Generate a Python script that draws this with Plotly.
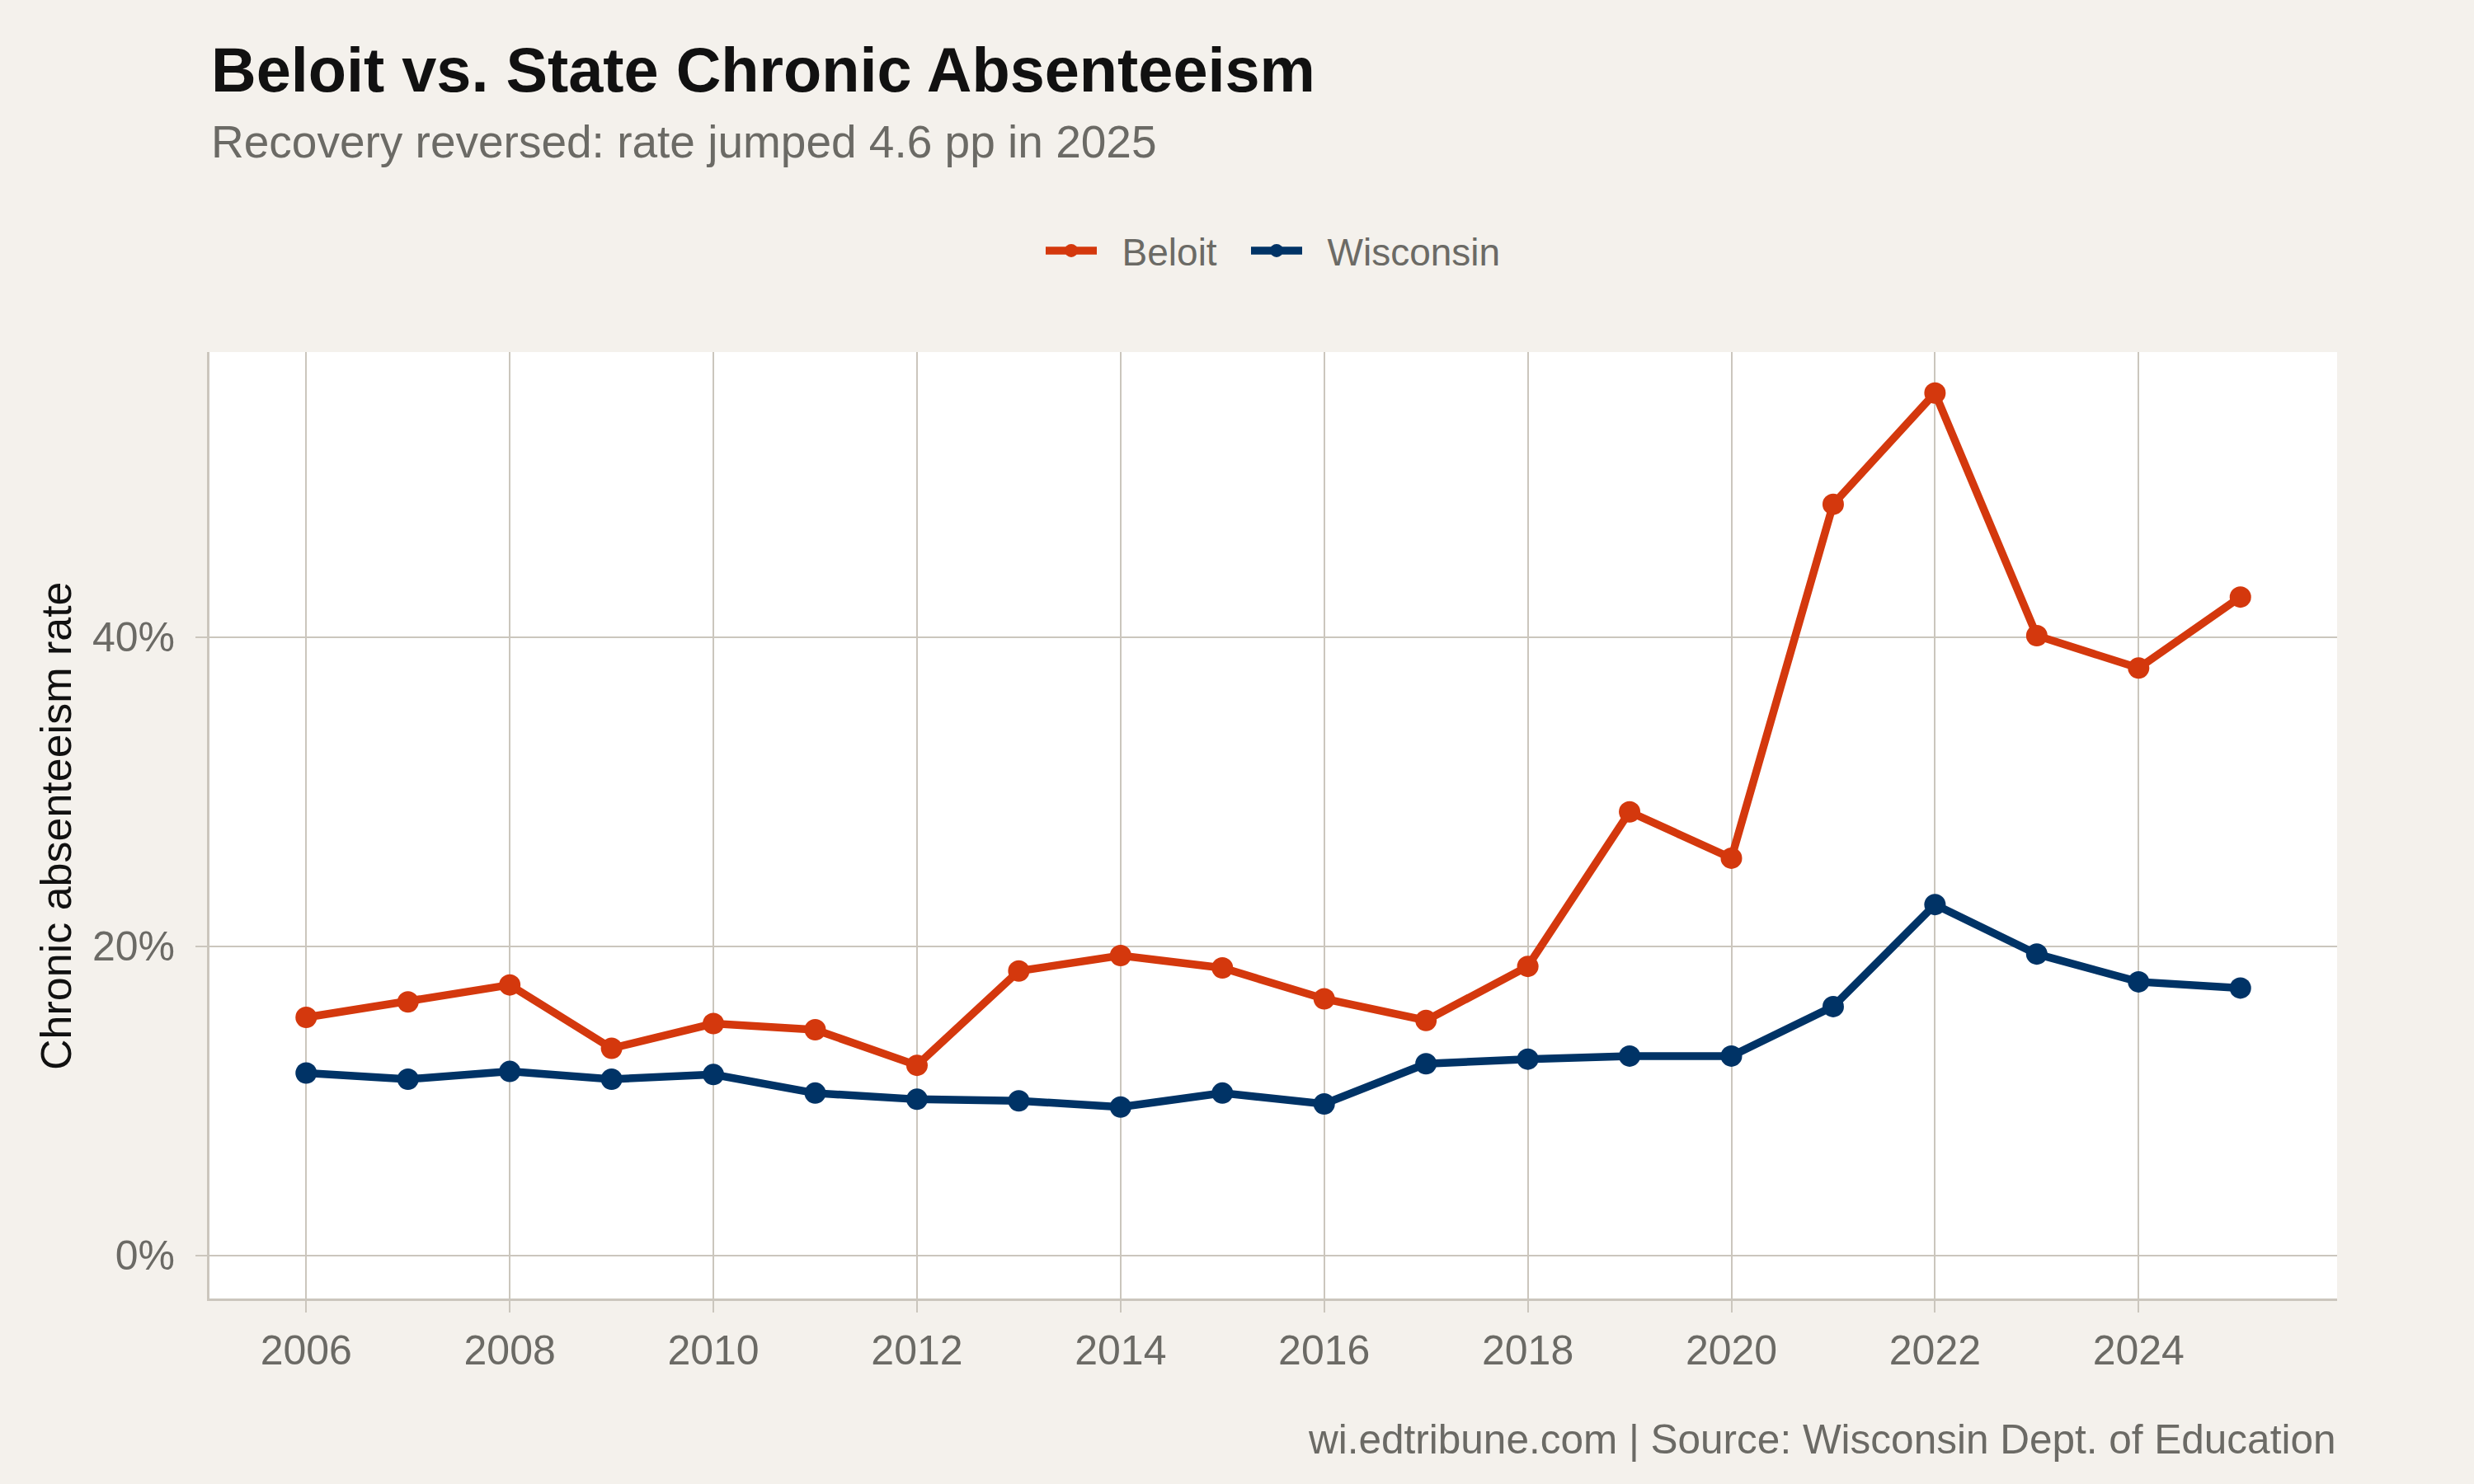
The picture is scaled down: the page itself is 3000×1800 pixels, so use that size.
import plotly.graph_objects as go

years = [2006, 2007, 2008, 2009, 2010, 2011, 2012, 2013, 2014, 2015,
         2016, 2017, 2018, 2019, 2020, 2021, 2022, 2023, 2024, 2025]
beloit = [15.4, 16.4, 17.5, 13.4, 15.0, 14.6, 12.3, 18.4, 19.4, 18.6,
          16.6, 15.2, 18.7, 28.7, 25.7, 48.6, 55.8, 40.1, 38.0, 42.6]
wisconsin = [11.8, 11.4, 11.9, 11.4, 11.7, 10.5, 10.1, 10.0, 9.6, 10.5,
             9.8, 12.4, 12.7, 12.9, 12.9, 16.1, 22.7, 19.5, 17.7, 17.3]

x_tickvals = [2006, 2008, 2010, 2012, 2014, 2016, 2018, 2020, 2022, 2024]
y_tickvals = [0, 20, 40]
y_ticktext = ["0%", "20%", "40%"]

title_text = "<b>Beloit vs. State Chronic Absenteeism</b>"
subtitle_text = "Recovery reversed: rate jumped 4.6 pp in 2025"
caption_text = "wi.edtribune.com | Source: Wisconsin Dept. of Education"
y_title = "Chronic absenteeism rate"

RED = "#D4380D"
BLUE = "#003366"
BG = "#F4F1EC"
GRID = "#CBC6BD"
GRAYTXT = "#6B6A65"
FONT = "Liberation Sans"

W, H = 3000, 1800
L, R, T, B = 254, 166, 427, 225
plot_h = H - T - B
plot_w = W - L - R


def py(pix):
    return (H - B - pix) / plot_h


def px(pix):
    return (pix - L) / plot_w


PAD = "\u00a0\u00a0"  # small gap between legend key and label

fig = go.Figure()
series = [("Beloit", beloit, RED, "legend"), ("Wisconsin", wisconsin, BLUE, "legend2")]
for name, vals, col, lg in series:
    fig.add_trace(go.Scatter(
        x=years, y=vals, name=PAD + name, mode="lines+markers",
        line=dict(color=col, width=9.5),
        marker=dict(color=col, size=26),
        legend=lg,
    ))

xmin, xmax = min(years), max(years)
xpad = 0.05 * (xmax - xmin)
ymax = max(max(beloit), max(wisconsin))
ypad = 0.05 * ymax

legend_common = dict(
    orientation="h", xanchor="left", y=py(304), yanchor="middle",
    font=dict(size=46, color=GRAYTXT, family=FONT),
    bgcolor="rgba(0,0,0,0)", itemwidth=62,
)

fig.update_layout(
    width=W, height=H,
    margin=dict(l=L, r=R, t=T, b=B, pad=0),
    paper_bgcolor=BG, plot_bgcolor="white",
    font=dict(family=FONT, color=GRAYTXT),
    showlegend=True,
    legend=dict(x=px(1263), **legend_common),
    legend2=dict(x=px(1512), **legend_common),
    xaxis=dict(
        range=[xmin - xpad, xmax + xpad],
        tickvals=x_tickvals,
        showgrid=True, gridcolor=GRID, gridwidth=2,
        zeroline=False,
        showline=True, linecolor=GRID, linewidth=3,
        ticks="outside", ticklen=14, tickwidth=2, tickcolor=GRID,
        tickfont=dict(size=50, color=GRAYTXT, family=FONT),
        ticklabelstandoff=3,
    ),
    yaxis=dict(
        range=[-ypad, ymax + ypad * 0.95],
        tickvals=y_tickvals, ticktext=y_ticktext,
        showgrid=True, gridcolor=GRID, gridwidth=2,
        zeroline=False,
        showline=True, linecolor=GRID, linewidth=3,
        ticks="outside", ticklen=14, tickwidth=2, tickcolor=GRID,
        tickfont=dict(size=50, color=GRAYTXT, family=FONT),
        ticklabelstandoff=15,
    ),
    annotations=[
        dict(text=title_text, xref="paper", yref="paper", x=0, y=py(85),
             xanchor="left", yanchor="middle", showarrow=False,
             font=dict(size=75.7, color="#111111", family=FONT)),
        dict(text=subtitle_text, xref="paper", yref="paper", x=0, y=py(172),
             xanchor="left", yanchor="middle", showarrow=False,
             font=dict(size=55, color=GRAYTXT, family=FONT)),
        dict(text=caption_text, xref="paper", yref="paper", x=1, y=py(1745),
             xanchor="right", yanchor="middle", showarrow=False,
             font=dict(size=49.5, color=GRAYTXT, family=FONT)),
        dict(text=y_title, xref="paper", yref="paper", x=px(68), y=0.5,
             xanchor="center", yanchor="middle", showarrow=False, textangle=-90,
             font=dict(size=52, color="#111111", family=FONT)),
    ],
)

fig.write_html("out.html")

- - - - -

=== PROBLEM DESCRIPTION ===
Omit every picture, then repeat the remaining data exactly as it appears above.

=== ANSWER IN FULL ===
Generate a Python script that draws this with Plotly.
The picture is scaled down: the page itself is 3000×1800 pixels, so use that size.
import plotly.graph_objects as go

years = [2006, 2007, 2008, 2009, 2010, 2011, 2012, 2013, 2014, 2015,
         2016, 2017, 2018, 2019, 2020, 2021, 2022, 2023, 2024, 2025]
beloit = [15.4, 16.4, 17.5, 13.4, 15.0, 14.6, 12.3, 18.4, 19.4, 18.6,
          16.6, 15.2, 18.7, 28.7, 25.7, 48.6, 55.8, 40.1, 38.0, 42.6]
wisconsin = [11.8, 11.4, 11.9, 11.4, 11.7, 10.5, 10.1, 10.0, 9.6, 10.5,
             9.8, 12.4, 12.7, 12.9, 12.9, 16.1, 22.7, 19.5, 17.7, 17.3]

x_tickvals = [2006, 2008, 2010, 2012, 2014, 2016, 2018, 2020, 2022, 2024]
y_tickvals = [0, 20, 40]
y_ticktext = ["0%", "20%", "40%"]

title_text = "<b>Beloit vs. State Chronic Absenteeism</b>"
subtitle_text = "Recovery reversed: rate jumped 4.6 pp in 2025"
caption_text = "wi.edtribune.com | Source: Wisconsin Dept. of Education"
y_title = "Chronic absenteeism rate"

RED = "#D4380D"
BLUE = "#003366"
BG = "#F4F1EC"
GRID = "#CBC6BD"
GRAYTXT = "#6B6A65"
FONT = "Liberation Sans"

W, H = 3000, 1800
L, R, T, B = 254, 166, 427, 225
plot_h = H - T - B
plot_w = W - L - R


def py(pix):
    return (H - B - pix) / plot_h


def px(pix):
    return (pix - L) / plot_w


PAD = "\u00a0\u00a0"  # small gap between legend key and label

fig = go.Figure()
series = [("Beloit", beloit, RED, "legend"), ("Wisconsin", wisconsin, BLUE, "legend2")]
for name, vals, col, lg in series:
    fig.add_trace(go.Scatter(
        x=years, y=vals, name=PAD + name, mode="lines+markers",
        line=dict(color=col, width=9.5),
        marker=dict(color=col, size=26),
        legend=lg,
    ))

xmin, xmax = min(years), max(years)
xpad = 0.05 * (xmax - xmin)
ymax = max(max(beloit), max(wisconsin))
ypad = 0.05 * ymax

legend_common = dict(
    orientation="h", xanchor="left", y=py(304), yanchor="middle",
    font=dict(size=46, color=GRAYTXT, family=FONT),
    bgcolor="rgba(0,0,0,0)", itemwidth=62,
)

fig.update_layout(
    width=W, height=H,
    margin=dict(l=L, r=R, t=T, b=B, pad=0),
    paper_bgcolor=BG, plot_bgcolor="white",
    font=dict(family=FONT, color=GRAYTXT),
    showlegend=True,
    legend=dict(x=px(1263), **legend_common),
    legend2=dict(x=px(1512), **legend_common),
    xaxis=dict(
        range=[xmin - xpad, xmax + xpad],
        tickvals=x_tickvals,
        showgrid=True, gridcolor=GRID, gridwidth=2,
        zeroline=False,
        showline=True, linecolor=GRID, linewidth=3,
        ticks="outside", ticklen=14, tickwidth=2, tickcolor=GRID,
        tickfont=dict(size=50, color=GRAYTXT, family=FONT),
        ticklabelstandoff=3,
    ),
    yaxis=dict(
        range=[-ypad, ymax + ypad * 0.95],
        tickvals=y_tickvals, ticktext=y_ticktext,
        showgrid=True, gridcolor=GRID, gridwidth=2,
        zeroline=False,
        showline=True, linecolor=GRID, linewidth=3,
        ticks="outside", ticklen=14, tickwidth=2, tickcolor=GRID,
        tickfont=dict(size=50, color=GRAYTXT, family=FONT),
        ticklabelstandoff=15,
    ),
    annotations=[
        dict(text=title_text, xref="paper", yref="paper", x=0, y=py(85),
             xanchor="left", yanchor="middle", showarrow=False,
             font=dict(size=75.7, color="#111111", family=FONT)),
        dict(text=subtitle_text, xref="paper", yref="paper", x=0, y=py(172),
             xanchor="left", yanchor="middle", showarrow=False,
             font=dict(size=55, color=GRAYTXT, family=FONT)),
        dict(text=caption_text, xref="paper", yref="paper", x=1, y=py(1745),
             xanchor="right", yanchor="middle", showarrow=False,
             font=dict(size=49.5, color=GRAYTXT, family=FONT)),
        dict(text=y_title, xref="paper", yref="paper", x=px(68), y=0.5,
             xanchor="center", yanchor="middle", showarrow=False, textangle=-90,
             font=dict(size=52, color="#111111", family=FONT)),
    ],
)

fig.write_html("out.html")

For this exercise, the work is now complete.